Runaway Husbands by Vikki Stark – Review
Some of you may be surprised at first to see a book with this title on the Consciousness Junkie website. However, as you will see from the review, this book can be a powerful source of healing on a subject facing a large number of women. We hope you find it valuable.
By L.J
When my husband of 40+ years quite suddenly – and unexpectedly, left me for another woman, I was devastated! I couldn’t eat. I couldn’t sleep. I was in shock and barely functioning. I spent many hours those first few nights frantically searching the Internet for something that could help me make sense of this – anything that could help me survive. Then I found it: Runaway Husbands: The Abandoned Wife’s Guide to Recovery and Renewal.
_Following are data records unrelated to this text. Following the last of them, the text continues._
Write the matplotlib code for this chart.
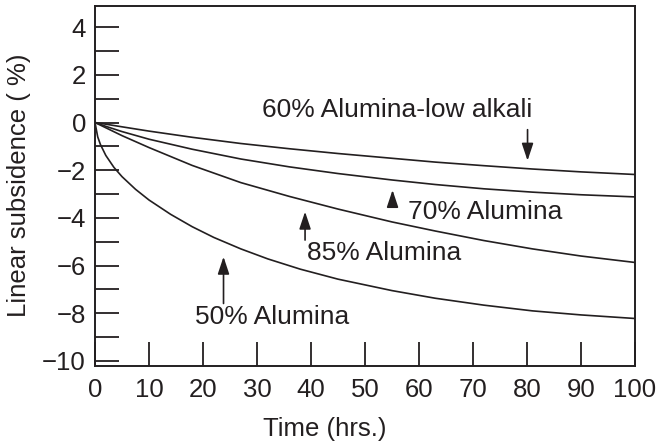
import matplotlib
matplotlib.use("Agg")
import matplotlib.pyplot as plt
from matplotlib.ticker import MultipleLocator

plt.rcParams['font.family'] = ['Liberation Sans', 'DejaVu Sans']

INK = '#231f20'

# Data
x60 = [0, 2, 5, 10, 18, 27, 36, 45, 55, 63, 72, 81, 90, 100]
y60 = [0, -0.07, -0.18, -0.36, -0.62, -0.88, -1.1, -1.3, -1.5, -1.66, -1.81, -1.95, -2.07, -2.18]

x70 = [0, 2, 5, 10, 18, 27, 36, 45, 55, 63, 72, 81, 90, 100]
y70 = [0, -0.16, -0.38, -0.7, -1.12, -1.53, -1.86, -2.14, -2.41, -2.6, -2.78, -2.92, -3.03, -3.12]

x85 = [0, 2, 5, 10, 18, 27, 36, 45, 55, 63, 72, 81, 90, 100]
y85 = [0, -0.22, -0.55, -1.05, -1.8, -2.52, -3.1, -3.63, -4.17, -4.55, -4.95, -5.3, -5.6, -5.87]

x50 = [0, 0.5, 1, 2, 3.5, 5, 7.5, 10, 14, 18, 22, 27, 32, 38, 45, 55, 63, 72, 81, 90, 100]
y50 = [0, -0.6, -0.92, -1.38, -1.88, -2.27, -2.8, -3.25, -3.85, -4.37, -4.82, -5.3, -5.72,
       -6.15, -6.57, -7.05, -7.37, -7.66, -7.9, -8.07, -8.22]

labels = ['60% Alumina-low alkali', '70% Alumina', '85% Alumina', '50% Alumina']
label_xy = [(30.9, 0.53), (58.0, -3.74), (39.2, -5.49), (18.5, -8.15)]
arrow_tail = [(80.1, -0.3), (55.1, -3.53), (38.9, -4.93), (23.8, -7.59)]
arrow_tip = [(80.1, -1.6), (55.1, -2.83), (38.9, -3.74), (23.8, -5.63)]

x_ticks = [0, 10, 20, 30, 40, 50, 60, 70, 80, 90, 100]
y_ticks = [4, 2, 0, -2, -4, -6, -8, -10]

fig = plt.figure(figsize=(6.61, 4.47), dpi=100)
ax = fig.add_axes([95 / 661, 1 - 365.7 / 447, 540 / 661, 360 / 447])

for xs, ys in [(x60, y60), (x70, y70), (x85, y85), (x50, y50)]:
    ax.plot(xs, ys, color=INK, lw=1.2, solid_joinstyle='round')

fs = 18.5
for lab, (lx, ly) in zip(labels, label_xy):
    ax.text(lx, ly, lab, fontsize=19, color=INK, ha='left', va='center')

for (tx, ty), (hx, hy) in zip(arrow_tail, arrow_tip):
    ax.annotate('', xy=(hx, hy), xytext=(tx, ty),
                arrowprops=dict(arrowstyle='-|>,head_length=0.75,head_width=0.25',
                                color=INK, lw=1.2, shrinkA=0, shrinkB=0,
                                mutation_scale=14))

ax.set_xlim(0, 100)
ax.set_ylim(-10.2, 4.9)
ax.set_xticks(x_ticks)
ax.set_yticks(y_ticks)
ax.set_yticklabels([f'{v}'.replace('-', '\u2212') for v in y_ticks])
ax.yaxis.set_minor_locator(MultipleLocator(1))

ax.tick_params(axis='both', which='both', direction='in', length=17, width=1.3,
               color=INK, labelcolor=INK, labelsize=fs)
ax.tick_params(axis='x', pad=8.5)
ax.tick_params(axis='y', pad=6.5)
ax.tick_params(axis='x', which='both', top=False)
ax.tick_params(axis='y', which='both', right=False)

for s in ax.spines.values():
    s.set_linewidth(1.4)
    s.set_color(INK)

ax.set_xlabel('Time (hrs.)', fontsize=fs, color=INK)
ax.xaxis.set_label_coords(0.426, -0.1425)
ax.set_ylabel('Linear subsidence ( %)', fontsize=fs, color=INK, labelpad=8)

fig.savefig('out.png', dpi=100)
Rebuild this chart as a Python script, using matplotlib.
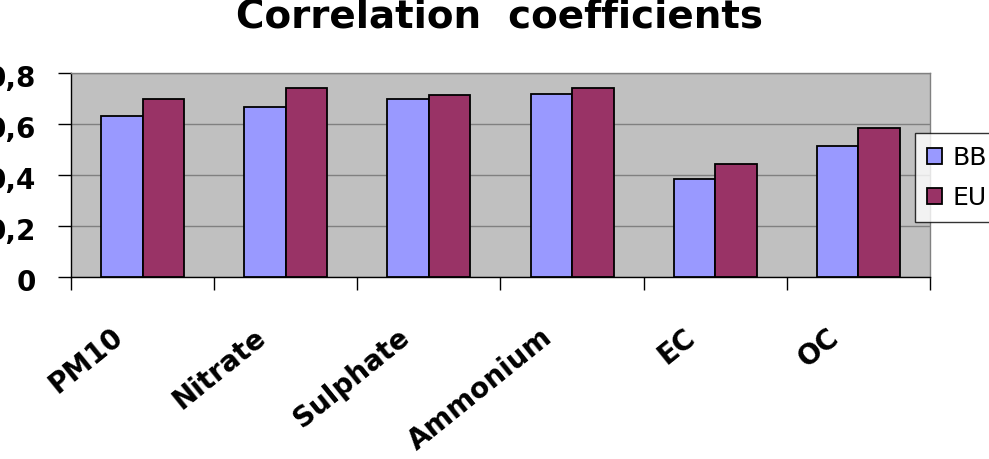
import matplotlib
matplotlib.use("Agg")
import matplotlib.pyplot as plt
import numpy as np
from matplotlib.transforms import ScaledTranslation

plt.rcParams['font.family'] = ['DejaVu Sans']

categories = ["PM10", "Nitrate", "Sulphate", "Ammonium", "EC", "OC"]
bb_values = [0.631, 0.665, 0.697, 0.716, 0.383, 0.515]
eu_values = [0.698, 0.740, 0.714, 0.740, 0.442, 0.583]
series_names = ["BB", "EU"]
yticks = [0, 0.2, 0.4, 0.6, 0.8]
ytick_labels = ["0", "0,2", "0,4", "0,6", "0,8"]

fig = plt.figure(figsize=(9.89, 4.59), dpi=100)
ax = fig.add_axes([0.0718, 0.3965, 0.8685, 0.4445])
ax.set_facecolor("#C0C0C0")

x = np.arange(len(categories))
w = 0.29
ax.bar(x - w / 2, bb_values, w, color="#9999FF", edgecolor="black", linewidth=1.3,
       label=series_names[0], zorder=3)
ax.bar(x + w / 2, eu_values, w, color="#993366", edgecolor="black", linewidth=1.3,
       label=series_names[1], zorder=3)

ax.set_xlim(-0.5, len(categories) - 0.5)
ax.set_ylim(0, 0.8)

ax.set_yticks(yticks)
ax.set_yticklabels(ytick_labels, fontsize=20, fontweight="bold")
ax.tick_params(axis="y", length=9.4, width=1, pad=16, color="black")
for lab in ax.get_yticklabels():
    lab.set_transform(lab.get_transform() + ScaledTranslation(0, -3 / 100, fig.dpi_scale_trans))
ax.yaxis.grid(True, color="#808080", linewidth=1, zorder=0)

# category boundary ticks
ax.set_xticks(np.arange(len(categories) + 1) - 0.5)
ax.set_xticklabels([])
ax.tick_params(axis="x", which="major", length=9, width=1, color="black")
ax.set_xticks(x, minor=True)
ax.set_xticklabels(categories, minor=True, fontsize=20, fontweight="bold",
                   rotation=39, ha="right", va="top")
ax.tick_params(axis="x", which="minor", length=0, pad=33)
for lab in ax.get_xticklabels(minor=True):
    lab.set_transform(lab.get_transform() + ScaledTranslation(-14 / 100, 0, fig.dpi_scale_trans))

for side in ["top", "right"]:
    ax.spines[side].set_color("#808080")
    ax.spines[side].set_linewidth(1)
for side in ["left", "bottom"]:
    ax.spines[side].set_color("black")
    ax.spines[side].set_linewidth(1)

fig.text(0.505, 0.941, "Correlation  coefficients", ha="center", va="baseline",
         fontsize=28, fontweight="bold")

leg = fig.legend(loc="upper left", bbox_to_anchor=(0.925, 0.71), borderaxespad=0,
                 fontsize=18, frameon=True, fancybox=False, edgecolor="black",
                 handlelength=0.6, handleheight=0.6, handletextpad=0.4,
                 labelspacing=0.65, borderpad=0.5)
leg.get_frame().set_linewidth(1)

fig.savefig("out.png", dpi=100)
Vikki Stark, the author, is not only a therapist of some 25 years, but also a survivor of Wife Abandonment Syndrome (WAS).
“I will be your Sherpa” were words soothing to my soul. What I needed was a guide. I needed someone and something to anchor me to the situation and show me there was hope. This is exactly what Vicky Stark and this book did for me.
In finding herself suddenly abandoned by her husband of twenty-one years, Vicky, the therapist, began to search for answers herself. She decided to conduct a study of what she termed the Sudden Wife Abandonment Project (SWAP). She heard from over 400 people who participated in interviews and completed questionnaires. Although most were women, she also heard from children, men, and even a few run away husbands!
She used this information to create the 10 hallmarks of Wife Abandonment Syndrome. One of her goals in writing this book was to guide the reader through the stages of recovery so they didn’t get “stuck”, and to give one a vision of how to imagine a much better future than may seem possible.
For me, this book succeeded in doing just that. I have read this book several times in my first few years of abandonment and still refer to it often. I have purchased it for family and friends to help them understand the depth of what I was going through.
Stark makes it clear that each victim of WAS must follow her own path and timeline to healing. To assist in this process she devised a series of transformational stages one can expect to go through.
They are based on meteorological terms, such Tsunami, Tornado, Thunderstorm, Ice Storm, Fog,Early Spring, and finally Warm Summer Days. The analogies are clear, concise, and easy to understand they give a sense of hope and an idea of what to expect down the road.
Vikki also points out that this is not your typical divorce. Because there were no signs of a break up, no fighting, no threats of leaving, and no battle scars there is not the relief that may come from years of suffering.
She introduces a series of eight major differences experienced by a divorce affected by Wife Abandonment Syndrome. I found this to be particularly helpful as many of my friends were divorced but none had suffered abandonment.
On a more positive note, the book moves into the seven steps for moving forward.To know that there is light at the end of this dark, dark, tunnel gave me hope and inspiration. She includes many personal narratives of other women who have suffered the same fate.
Knowing that I was not alone helped me to cope, and many of their stories so mirrored mine that it enabled me to see things that I wasn’t willing or able to see in my own situation, things that were too painful to acknowledge.
Defining it as a syndrome, a disease or disorder that involves a particular group of signs and symptoms, helped me to see that there were underlying causes that may have led to this. Since it is always the wife who is at fault, according to the husband, recognizing the symptoms made it less personal in a way.
Although there could not be a more serious topic of discussion, especially to a traumatized wife, the book has it’s lighter side as well. The moments of humor interspersed throughout the text helps to ease the pain of delving in to such a hurtful discussion. For example, her reference to Dr. Jekyll and Mr. Hyde! But there are also phrases that cut right to the heart such ” Amputation without Anesthetics” or “Death -by-a-Thousand Cuts”.
But the book does more than just create a feeling of mutual pain and bonding. Vikki Stark spends a great portion of the book presenting ideas and suggestions, both her own and those who participated in her study, on how to cope, except, and finally recover from this life altering experience.
She talks about the effect on children and the pitfalls of coparenting with the Runaway Husband. She includes a ” bag of tricks” containing strategies and suggestions from women who have gone through this.
She even includes a section called Turning Points and embracing change, all of which I thought was impossible at the onset of reading this book. What she doesn’t do is spend much time devoted to “the other woman”. It is amazing though how similar most of these women seem to be!
As an added bonus, there is a website and a guide to Healing Circles for those who wish to share their experiences and help each other through this hell of abandonment. She sends out periodic emails of women looking for a group in their particular area. Finding this book was a Godsend for me as I hope it will be for you.